If you did an Internet search to find words that have emerged from obscurity to become popular nearly overnight, one that would inevitably appear on almost anyone’s list would be the word “branding.”
It has evolved from its original sense — burning a rancher’s personal symbol on the hindquarters of a steer — into a word meaning “unique identification with a commercial product.”
That is, certain makes of automobile convey the idea of “luxury” when you hear them, while others say “ruggedness” or “practicality” or “economy.” The companies that make them have spent considerable time and money to establish their brands with those images.
That’s the goal behind a new symbol created by a consortium of seafood processors, the fishing industry and the Gulf of Maine Research Institute to create an identifiable “brand” for four species of seafood that are sustainably harvested in the Gulf of Maine.
In cooperation with Hannaford Supermarkets, those four species — cod, haddock, lobster and northern shrimp — will be sold with a special label saying they have been “Responsibly Harvested” in the Gulf of Maine.

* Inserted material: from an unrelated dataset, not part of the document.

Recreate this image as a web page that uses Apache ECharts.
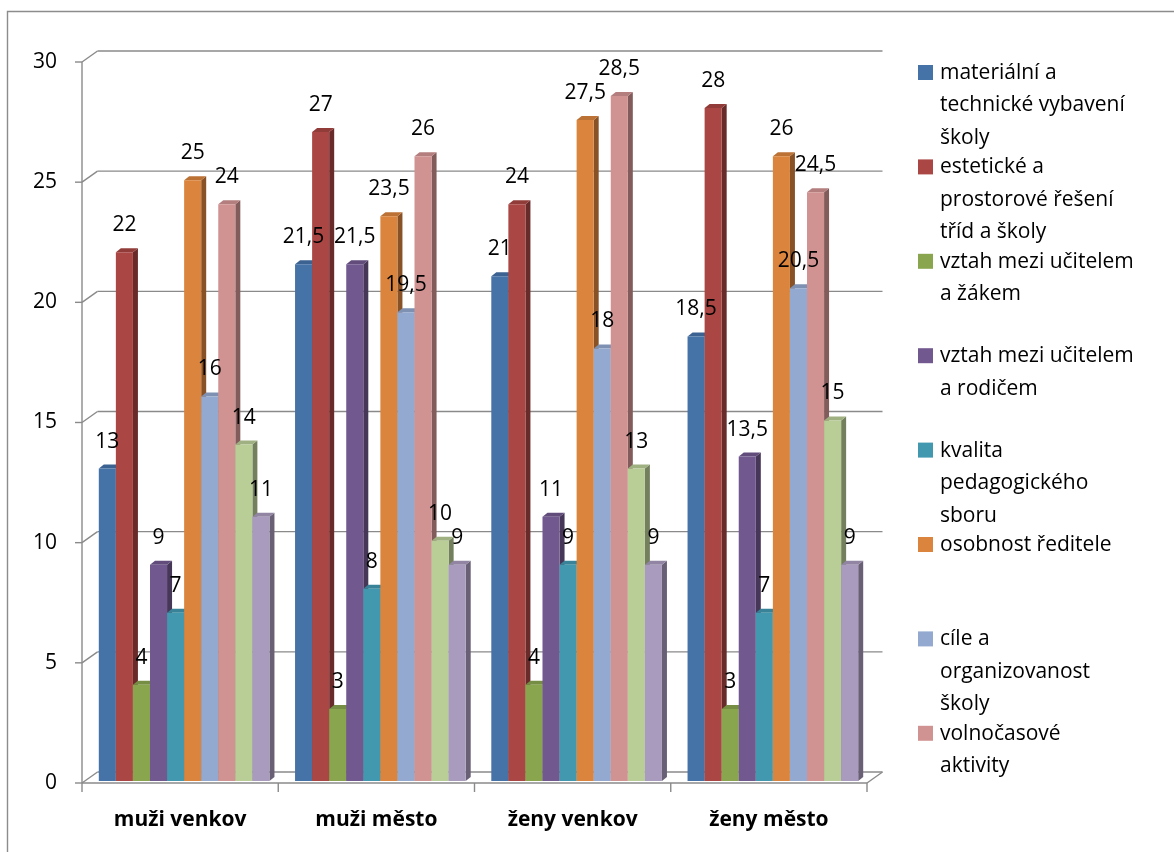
<!DOCTYPE html>
<html>
<head>
<meta charset="utf-8">
<script src="https://cdn.jsdelivr.net/npm/echarts@6/dist/echarts.min.js"></script>
<style>
  html, body { margin: 0; padding: 0; background: #ffffff; }
  #chart { width: 1174px; height: 852px; }
</style>
</head>
<body>
<div id="chart"></div>
<script>
// Categories on the horizontal axis
const categories = ['muži venkov', 'muži město', 'ženy venkov', 'ženy město'];

// Legend entries (the first eight series)
const legendNames = [
  'materiální a\ntechnické vybavení\nškoly',
  'estetické a\nprostorové řešení\ntříd a školy',
  'vztah mezi učitelem\na žákem',
  'vztah mezi učitelem\na rodičem',
  'kvalita\npedagogického\nsboru',
  'osobnost ředitele',
  'cíle a\norganizovanost\nškoly',
  'volnočasové\naktivity'
];

// Values per series, one per category
const vybaveni    = [13, 21.5, 21, 18.5];
const esteticke   = [22, 27, 24, 28];
const ucitelZak   = [4, 3, 4, 3];
const ucitelRodic = [9, 21.5, 11, 13.5];
const kvalita     = [7, 8, 9, 7];
const reditel     = [25, 23.5, 27.5, 26];
const cile        = [16, 19.5, 18, 20.5];
const volnocas    = [24, 26, 28.5, 24.5];
const rada9       = [14, 10, 13, 15];
const rada10      = [11, 9, 9, 9];

const yTicks = [0, 5, 10, 15, 20, 25, 30];

const seriesValues = [vybaveni, esteticke, ucitelZak, ucitelRodic, kvalita,
                      reditel, cile, volnocas, rada9, rada10];
const colors = ['#4572A7', '#AA4643', '#89A54E', '#71588F', '#4198AF',
                '#DB843D', '#93A9CF', '#D19392', '#B9CD96', '#A99BBD'];

const FONT = '"Open Sans", "Noto Sans", sans-serif';
const N = seriesValues.length;
const GAP = 1.5;          // gap between clusters, in bar widths
const SHIFT = 4;          // cluster offset to the right inside the band
const FACE_DY = 2;        // bar front face sits slightly behind the front plane
const BAR_DX = 5, BAR_DY = 4;     // bar depth (oblique)
const WALL_DX = 15.5, WALL_DY = 11; // back wall offset
const GRID_COLOR = '#8a8a8a';

function shade(hex, k) {
  const n = parseInt(hex.slice(1), 16);
  const r = Math.round(((n >> 16) & 255) * k);
  const g = Math.round(((n >> 8) & 255) * k);
  const b = Math.round((n & 255) * k);
  return 'rgb(' + r + ',' + g + ',' + b + ')';
}

function fmt(v) { return String(v).replace('.', ','); }

function barItem(params, api) {
  const s = params.seriesIndex - 1;
  const ci = api.value(0);
  const v = api.value(1);
  const band = api.size([1, 0])[0];
  const bw = band / (N + GAP);
  const base = api.coord([ci, 0]);
  const top = api.coord([ci, v]);
  const x = base[0] - N * bw / 2 + SHIFT + s * bw;
  const yB = base[1] - FACE_DY;
  const yT = top[1] - FACE_DY;
  const c = colors[s];
  return {
    type: 'group',
    children: [
      { type: 'polygon', z2: 1,
        shape: { points: [[x + bw, yT], [x + bw + BAR_DX, yT - BAR_DY], [x + bw + BAR_DX, yB - BAR_DY], [x + bw, yB]] },
        style: { fill: shade(c, 0.62) } },
      { type: 'polygon', z2: 1,
        shape: { points: [[x, yT], [x + BAR_DX, yT - BAR_DY], [x + bw + BAR_DX, yT - BAR_DY], [x + bw, yT]] },
        style: { fill: shade(c, 0.86) } },
      { type: 'rect', z2: 2,
        shape: { x: x, y: yT, width: bw, height: yB - yT },
        style: { fill: c } },
      { type: 'text', z2: 100,
        style: { text: fmt(v), x: x + bw / 2, y: yT - 27, align: 'center', verticalAlign: 'middle',
                 font: '21px ' + FONT, fill: '#000' } }
    ]
  };
}

function frameItem(params, api) {
  const band = api.size([1, 0])[0];
  const x0 = api.coord([0, 0])[0] - band / 2;
  const x1 = api.coord([categories.length - 1, 0])[0] + band / 2;
  const y0 = api.coord([0, 0])[1];
  const yTop = api.coord([0, yTicks[yTicks.length - 1]])[1];
  const st = { stroke: GRID_COLOR, lineWidth: 1.4 };
  const ln = (a, b, c, d) => ({ type: 'line', shape: { x1: a, y1: b, x2: c, y2: d }, style: st });
  const ch = [];
  yTicks.forEach(t => {
    const y = api.coord([0, t])[1];
    ch.push(ln(x0 - 7, y, x0, y));
    ch.push(ln(x0, y, x0 + WALL_DX, y - WALL_DY));
    ch.push(ln(x0 + WALL_DX, y - WALL_DY, x1 + WALL_DX, y - WALL_DY));
  });
  ch.push(ln(x0, yTop, x0, y0));
  ch.push(ln(x0, y0, x1, y0));
  ch.push(ln(x1, y0, x1 + WALL_DX, y0 - WALL_DY));
  for (let i = 0; i <= categories.length; i++) {
    const xi = x0 + i * band;
    ch.push(ln(xi, y0, xi, y0 + 9));
  }
  return { type: 'group', children: ch };
}

const series = [{
  type: 'custom', name: 'frame', z: 1, silent: true,
  renderItem: frameItem, data: [[0, 0]]
}];
seriesValues.forEach((vals, s) => {
  series.push({
    type: 'custom',
    name: legendNames[s] ? legendNames[s].replace(/\n/g, ' ') : 'řada ' + (s + 1),
    z: 2,
    renderItem: barItem,
    data: vals.map((v, i) => [i, v])
  });
});

// Legend drawn as graphic elements
const graphic = [{
  type: 'rect', silent: true,
  shape: { x: 7.5, y: 11.5, width: 1400, height: 1000 },
  style: { fill: null, stroke: '#8c8c8c', lineWidth: 1.4 }
}];
const LEG_STEP = 94.4;
legendNames.forEach((name, i) => {
  graphic.push({
    type: 'rect', silent: true,
    shape: { x: 918, y: 65 + i * LEG_STEP, width: 15, height: 15 },
    style: { fill: colors[i] }
  });
  graphic.push({
    type: 'text', silent: true,
    style: { text: name, x: 940, y: 56.75 + i * LEG_STEP, verticalAlign: 'top',
             font: '21px ' + FONT, lineHeight: 32.5, fill: '#000' }
  });
});

const chart = echarts.init(document.getElementById('chart'), null, { renderer: 'canvas' });
chart.setOption({
  animation: false,
  backgroundColor: '#ffffff',
  grid: { left: 82, top: 62, right: 307, bottom: 69, containLabel: false },
  xAxis: {
    type: 'category', data: categories, boundaryGap: true,
    axisLine: { show: false }, axisTick: { show: false }, splitLine: { show: false },
    axisLabel: { margin: 25, color: '#000', fontFamily: FONT, fontSize: 21, fontWeight: 'bold', lineHeight: 24 }
  },
  yAxis: {
    type: 'value', min: 0, max: 30, interval: 5,
    axisLine: { show: false }, axisTick: { show: false }, splitLine: { show: false },
    axisLabel: { margin: 25, color: '#000', fontFamily: FONT, fontSize: 21 }
  },
  graphic: graphic,
  series: series
});
</script>
</body>
</html>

In addition to spurring sales of local products, the program is also intended to help consumers distinguish them from similar products that come from outside the region or from foreign suppliers, and teach people that some Gulf species are plentiful and can be harvested without endangering their stocks.
Those are worthy goals, and will become even more effective when, as is expected, other stores and chains begin to participate in the program.
Nevertheless, this “branding” campaign is off to a good start, and is well worth consumer support.